The other day, I noticed an article titled “QR Codes: Fad, Marketing Trend or …” on The Social CMO Blog, and I thought it fitting to discuss the content of the article for the first post of the New Year. The article is brief and reprinted below.
QR Codes: Fad, Marketing Trend or…
December 9, 2012, Ted Rubin
“I read a post last week debating whether QR codes are a fad or a marketing trend ripe for growth. My thought was…REALLY?
QR codes are not a fad, that would imply they ever had value or were a phenomenon in the first place. QR codes were dead on arrival. Sure, they have their place, and can be useful here and there, but who needs another thing to do to get information. Just what today’s overloaded, over worked, no hands free shoppers needs… to hold their smart-phone up to a code, wiggle it around, wait for it to load, then observe.
Reminds me of the big plastic keys we used to have at the Bronx Zoo in the 1960′s that you inserted in a box outside the animal cages to hear a story… yeah, let’s bring them back.”
After reading an article like this I can only imagine that Mr. Rubin is not a fan of QR Codes. But, a few comments/questions for Mr. Rubin, if I may.
First, Mr. Rubin, you’re right, QR Codes have and never will possess any value but then, why should they? QR Codes, in and of themselves, are a technological by-product, they hold no value. The value to which, I believe, you are speaking about lies in the content and/or experience that the QR Code scans to, not with the QR Code itself. Furthermore, if I follow your line of reasoning, what value is in a fax machine, a PC that generates an email, a television that airs a commercial? These, QR Codes included, are all just different mediums, channels, platforms, by which a brand chooses to communicate, engage and interact with a consumer.
Second, over the past couple of years, research from various sources has shown a dramatic increase in the number of QR Code scans taking place, so I would hardly say they are, or were, “dead on arrival.” Sure it has taken some time for consumers, and brands, to adapt and adopt to the technology but, can’t this be said for most technologies? Also, now that we have passed the tipping point with respect to smartphone ownership and usage, it will be interesting to see what really starts to happen with scan rates.

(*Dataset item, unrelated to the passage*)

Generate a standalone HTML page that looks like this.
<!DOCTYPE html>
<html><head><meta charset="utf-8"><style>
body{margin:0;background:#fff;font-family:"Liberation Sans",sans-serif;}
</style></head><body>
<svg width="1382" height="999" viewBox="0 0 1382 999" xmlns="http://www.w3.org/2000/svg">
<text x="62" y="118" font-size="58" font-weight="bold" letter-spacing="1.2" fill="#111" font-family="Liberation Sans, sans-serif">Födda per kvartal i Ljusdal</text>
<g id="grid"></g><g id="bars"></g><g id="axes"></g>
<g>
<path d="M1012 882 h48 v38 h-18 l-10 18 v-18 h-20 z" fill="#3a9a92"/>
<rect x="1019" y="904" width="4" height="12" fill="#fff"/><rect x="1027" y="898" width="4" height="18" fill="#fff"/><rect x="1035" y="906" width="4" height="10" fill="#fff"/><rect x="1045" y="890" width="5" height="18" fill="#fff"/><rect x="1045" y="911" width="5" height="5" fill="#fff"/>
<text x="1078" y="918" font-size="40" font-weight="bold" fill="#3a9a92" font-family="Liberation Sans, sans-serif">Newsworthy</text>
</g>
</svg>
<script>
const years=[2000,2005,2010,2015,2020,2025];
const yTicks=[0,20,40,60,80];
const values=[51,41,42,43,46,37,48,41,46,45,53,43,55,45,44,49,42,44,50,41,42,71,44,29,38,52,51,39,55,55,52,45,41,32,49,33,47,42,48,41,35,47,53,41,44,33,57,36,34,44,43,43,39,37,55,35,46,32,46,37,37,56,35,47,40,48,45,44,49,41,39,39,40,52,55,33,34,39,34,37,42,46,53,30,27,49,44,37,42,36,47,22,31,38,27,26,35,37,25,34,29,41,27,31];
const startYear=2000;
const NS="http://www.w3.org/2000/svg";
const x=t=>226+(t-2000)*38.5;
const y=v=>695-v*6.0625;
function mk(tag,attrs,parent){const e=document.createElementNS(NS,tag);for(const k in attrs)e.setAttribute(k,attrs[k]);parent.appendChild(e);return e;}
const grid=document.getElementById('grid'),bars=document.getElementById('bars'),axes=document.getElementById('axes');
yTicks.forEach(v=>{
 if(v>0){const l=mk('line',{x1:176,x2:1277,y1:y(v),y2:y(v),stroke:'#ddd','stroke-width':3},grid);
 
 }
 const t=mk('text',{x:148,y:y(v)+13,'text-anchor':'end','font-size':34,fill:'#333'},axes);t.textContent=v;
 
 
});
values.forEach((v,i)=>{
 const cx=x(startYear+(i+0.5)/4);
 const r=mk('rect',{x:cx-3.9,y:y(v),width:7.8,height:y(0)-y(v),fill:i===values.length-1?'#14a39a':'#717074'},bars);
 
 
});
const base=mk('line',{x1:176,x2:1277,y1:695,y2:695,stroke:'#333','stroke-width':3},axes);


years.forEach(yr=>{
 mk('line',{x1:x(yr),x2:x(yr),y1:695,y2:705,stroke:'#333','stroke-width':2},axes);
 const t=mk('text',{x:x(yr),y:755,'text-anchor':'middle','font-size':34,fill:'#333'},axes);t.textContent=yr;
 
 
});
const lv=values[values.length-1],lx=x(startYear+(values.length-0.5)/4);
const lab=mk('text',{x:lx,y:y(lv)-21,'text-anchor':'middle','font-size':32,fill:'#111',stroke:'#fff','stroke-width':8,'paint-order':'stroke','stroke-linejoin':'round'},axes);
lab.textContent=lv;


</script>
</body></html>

Third, Mr. Rubin, you write, “who needs another thing to do to get information,” but what, then, do you make of all of the apps that are on the market, which do just that, help provide information? And, since when does information just flow without people having to do something like read a book, listen to the radio or talk with someone else? “Experts” like yourself always want to make it appear as though the process of using a code reader app and scanning a code is so arduous when, in fact, it is just the same as using most any other app. You locate a code reader app in a mobile phone store/market, download the app to your mobile phone and then launch the app when needed. Once the code reader is up and running, all that’s left to do is place the phone’s camera lens near the QR Code, so it can be read and then scanned. Done. For most people this only takes a few seconds.

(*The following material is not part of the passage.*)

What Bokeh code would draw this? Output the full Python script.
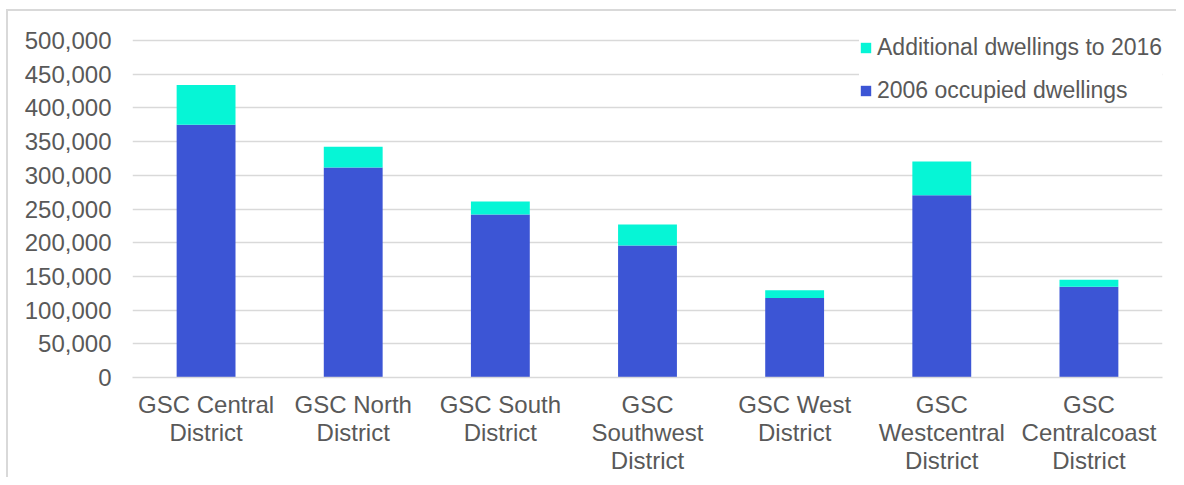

Fourth, Mr. Rubin, may I ask, is there anyone holding a gun to a consumer’s head to scan a QR Code? Yeah, I didn’t think so. Then, what’s the problem? What’s you’re point by writing, “Just what today’s overloaded, over worked, no hands free shoppers needs…”? If a brand wishes to provide an additional means by which they can engage and interact with consumers, why not let them? If a consumer wishes to make use and take advantage of the QR Code experience being offered by a brand, why not let them? Sure, it all goes to pot if the scan resolve is not of value, relevance, meaning and benefit to the consumer, but that’s an entirely different situation and problem to contend with. Also, I believe it’s somewhat myopic to believe that QR Codes are only for “shoppers.” Post-sale there is a myriad of uses for QR Codes.
In summary, Mr. Rubin, instead of putting down the technology when, in actuality, the technology works just fine, why not put down the people who misuse the technology? Or, better yet, instead of putting them down, why not try to be more helpful, like me, and teach marketers how to make better use of the technology, so that it works to everyone’s (brand and consumer) advantage?